What you should do:
Go through the data and copy every line exactly, but not the images.

--- Start of Dataset section ---

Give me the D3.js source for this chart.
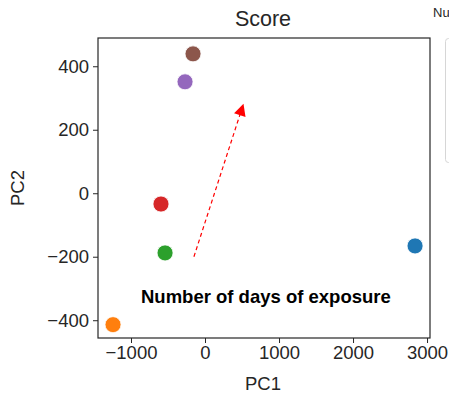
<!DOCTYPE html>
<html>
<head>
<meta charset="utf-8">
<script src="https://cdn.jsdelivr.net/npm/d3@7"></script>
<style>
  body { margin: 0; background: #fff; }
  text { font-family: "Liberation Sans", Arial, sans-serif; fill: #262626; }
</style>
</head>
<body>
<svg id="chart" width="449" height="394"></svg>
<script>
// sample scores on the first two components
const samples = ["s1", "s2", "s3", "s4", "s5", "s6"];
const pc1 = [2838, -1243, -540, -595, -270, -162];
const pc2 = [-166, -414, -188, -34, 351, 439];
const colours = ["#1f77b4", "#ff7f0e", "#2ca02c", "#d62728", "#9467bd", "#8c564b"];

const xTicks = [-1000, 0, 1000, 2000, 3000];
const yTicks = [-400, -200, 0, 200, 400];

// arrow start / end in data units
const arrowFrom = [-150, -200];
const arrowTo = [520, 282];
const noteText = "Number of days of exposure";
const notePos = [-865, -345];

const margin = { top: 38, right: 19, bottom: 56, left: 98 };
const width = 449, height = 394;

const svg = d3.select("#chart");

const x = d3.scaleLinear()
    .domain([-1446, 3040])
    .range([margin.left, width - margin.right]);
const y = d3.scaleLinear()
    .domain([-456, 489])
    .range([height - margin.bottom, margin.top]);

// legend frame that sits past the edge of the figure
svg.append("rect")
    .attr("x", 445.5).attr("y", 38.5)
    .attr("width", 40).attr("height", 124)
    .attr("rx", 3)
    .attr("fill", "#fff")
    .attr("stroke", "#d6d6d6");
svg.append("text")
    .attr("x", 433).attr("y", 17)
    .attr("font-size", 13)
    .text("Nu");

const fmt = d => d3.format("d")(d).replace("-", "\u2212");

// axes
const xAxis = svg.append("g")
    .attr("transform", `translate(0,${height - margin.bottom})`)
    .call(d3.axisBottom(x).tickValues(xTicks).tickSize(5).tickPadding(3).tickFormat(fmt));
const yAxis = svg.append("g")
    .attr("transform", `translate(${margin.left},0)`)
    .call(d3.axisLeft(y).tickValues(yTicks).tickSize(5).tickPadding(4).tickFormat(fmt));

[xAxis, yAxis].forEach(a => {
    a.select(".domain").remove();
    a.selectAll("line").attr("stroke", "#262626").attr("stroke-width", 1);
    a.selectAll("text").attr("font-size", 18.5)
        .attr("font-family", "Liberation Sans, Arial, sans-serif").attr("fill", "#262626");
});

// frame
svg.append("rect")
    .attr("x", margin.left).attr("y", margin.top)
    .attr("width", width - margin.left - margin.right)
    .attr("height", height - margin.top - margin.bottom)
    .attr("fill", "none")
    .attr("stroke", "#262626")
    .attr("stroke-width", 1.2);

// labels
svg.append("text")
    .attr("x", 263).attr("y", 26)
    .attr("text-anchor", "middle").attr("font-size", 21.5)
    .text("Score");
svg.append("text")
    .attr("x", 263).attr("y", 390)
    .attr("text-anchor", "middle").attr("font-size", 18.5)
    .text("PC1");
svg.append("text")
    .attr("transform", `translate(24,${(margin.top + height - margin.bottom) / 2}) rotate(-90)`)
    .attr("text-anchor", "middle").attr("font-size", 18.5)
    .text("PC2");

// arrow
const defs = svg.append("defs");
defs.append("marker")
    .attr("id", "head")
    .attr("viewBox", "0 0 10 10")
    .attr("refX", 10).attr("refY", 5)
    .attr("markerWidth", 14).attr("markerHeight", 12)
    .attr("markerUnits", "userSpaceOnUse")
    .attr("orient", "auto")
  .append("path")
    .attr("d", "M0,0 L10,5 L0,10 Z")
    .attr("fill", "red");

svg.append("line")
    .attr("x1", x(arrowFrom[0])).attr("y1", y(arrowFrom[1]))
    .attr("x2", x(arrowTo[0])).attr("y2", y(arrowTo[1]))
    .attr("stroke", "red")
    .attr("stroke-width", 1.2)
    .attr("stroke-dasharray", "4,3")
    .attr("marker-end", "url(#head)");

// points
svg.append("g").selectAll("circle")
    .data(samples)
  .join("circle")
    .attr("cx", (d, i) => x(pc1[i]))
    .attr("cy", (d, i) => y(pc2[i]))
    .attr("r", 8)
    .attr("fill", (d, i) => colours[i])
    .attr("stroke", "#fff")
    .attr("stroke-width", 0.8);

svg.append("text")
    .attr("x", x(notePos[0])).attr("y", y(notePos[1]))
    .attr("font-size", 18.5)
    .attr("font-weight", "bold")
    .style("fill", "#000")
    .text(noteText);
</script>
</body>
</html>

--- End of Dataset section ---

In response:
Give me the D3.js source for this chart.
<!DOCTYPE html>
<html>
<head>
<meta charset="utf-8">
<script src="https://cdn.jsdelivr.net/npm/d3@7"></script>
<style>
  body { margin: 0; background: #fff; }
  text { font-family: "Liberation Sans", Arial, sans-serif; fill: #262626; }
</style>
</head>
<body>
<svg id="chart" width="449" height="394"></svg>
<script>
// sample scores on the first two components
const samples = ["s1", "s2", "s3", "s4", "s5", "s6"];
const pc1 = [2838, -1243, -540, -595, -270, -162];
const pc2 = [-166, -414, -188, -34, 351, 439];
const colours = ["#1f77b4", "#ff7f0e", "#2ca02c", "#d62728", "#9467bd", "#8c564b"];

const xTicks = [-1000, 0, 1000, 2000, 3000];
const yTicks = [-400, -200, 0, 200, 400];

// arrow start / end in data units
const arrowFrom = [-150, -200];
const arrowTo = [520, 282];
const noteText = "Number of days of exposure";
const notePos = [-865, -345];

const margin = { top: 38, right: 19, bottom: 56, left: 98 };
const width = 449, height = 394;

const svg = d3.select("#chart");

const x = d3.scaleLinear()
    .domain([-1446, 3040])
    .range([margin.left, width - margin.right]);
const y = d3.scaleLinear()
    .domain([-456, 489])
    .range([height - margin.bottom, margin.top]);

// legend frame that sits past the edge of the figure
svg.append("rect")
    .attr("x", 445.5).attr("y", 38.5)
    .attr("width", 40).attr("height", 124)
    .attr("rx", 3)
    .attr("fill", "#fff")
    .attr("stroke", "#d6d6d6");
svg.append("text")
    .attr("x", 433).attr("y", 17)
    .attr("font-size", 13)
    .text("Nu");

const fmt = d => d3.format("d")(d).replace("-", "\u2212");

// axes
const xAxis = svg.append("g")
    .attr("transform", `translate(0,${height - margin.bottom})`)
    .call(d3.axisBottom(x).tickValues(xTicks).tickSize(5).tickPadding(3).tickFormat(fmt));
const yAxis = svg.append("g")
    .attr("transform", `translate(${margin.left},0)`)
    .call(d3.axisLeft(y).tickValues(yTicks).tickSize(5).tickPadding(4).tickFormat(fmt));

[xAxis, yAxis].forEach(a => {
    a.select(".domain").remove();
    a.selectAll("line").attr("stroke", "#262626").attr("stroke-width", 1);
    a.selectAll("text").attr("font-size", 18.5)
        .attr("font-family", "Liberation Sans, Arial, sans-serif").attr("fill", "#262626");
});

// frame
svg.append("rect")
    .attr("x", margin.left).attr("y", margin.top)
    .attr("width", width - margin.left - margin.right)
    .attr("height", height - margin.top - margin.bottom)
    .attr("fill", "none")
    .attr("stroke", "#262626")
    .attr("stroke-width", 1.2);

// labels
svg.append("text")
    .attr("x", 263).attr("y", 26)
    .attr("text-anchor", "middle").attr("font-size", 21.5)
    .text("Score");
svg.append("text")
    .attr("x", 263).attr("y", 390)
    .attr("text-anchor", "middle").attr("font-size", 18.5)
    .text("PC1");
svg.append("text")
    .attr("transform", `translate(24,${(margin.top + height - margin.bottom) / 2}) rotate(-90)`)
    .attr("text-anchor", "middle").attr("font-size", 18.5)
    .text("PC2");

// arrow
const defs = svg.append("defs");
defs.append("marker")
    .attr("id", "head")
    .attr("viewBox", "0 0 10 10")
    .attr("refX", 10).attr("refY", 5)
    .attr("markerWidth", 14).attr("markerHeight", 12)
    .attr("markerUnits", "userSpaceOnUse")
    .attr("orient", "auto")
  .append("path")
    .attr("d", "M0,0 L10,5 L0,10 Z")
    .attr("fill", "red");

svg.append("line")
    .attr("x1", x(arrowFrom[0])).attr("y1", y(arrowFrom[1]))
    .attr("x2", x(arrowTo[0])).attr("y2", y(arrowTo[1]))
    .attr("stroke", "red")
    .attr("stroke-width", 1.2)
    .attr("stroke-dasharray", "4,3")
    .attr("marker-end", "url(#head)");

// points
svg.append("g").selectAll("circle")
    .data(samples)
  .join("circle")
    .attr("cx", (d, i) => x(pc1[i]))
    .attr("cy", (d, i) => y(pc2[i]))
    .attr("r", 8)
    .attr("fill", (d, i) => colours[i])
    .attr("stroke", "#fff")
    .attr("stroke-width", 0.8);

svg.append("text")
    .attr("x", x(notePos[0])).attr("y", y(notePos[1]))
    .attr("font-size", 18.5)
    .attr("font-weight", "bold")
    .style("fill", "#000")
    .text(noteText);
</script>
</body>
</html>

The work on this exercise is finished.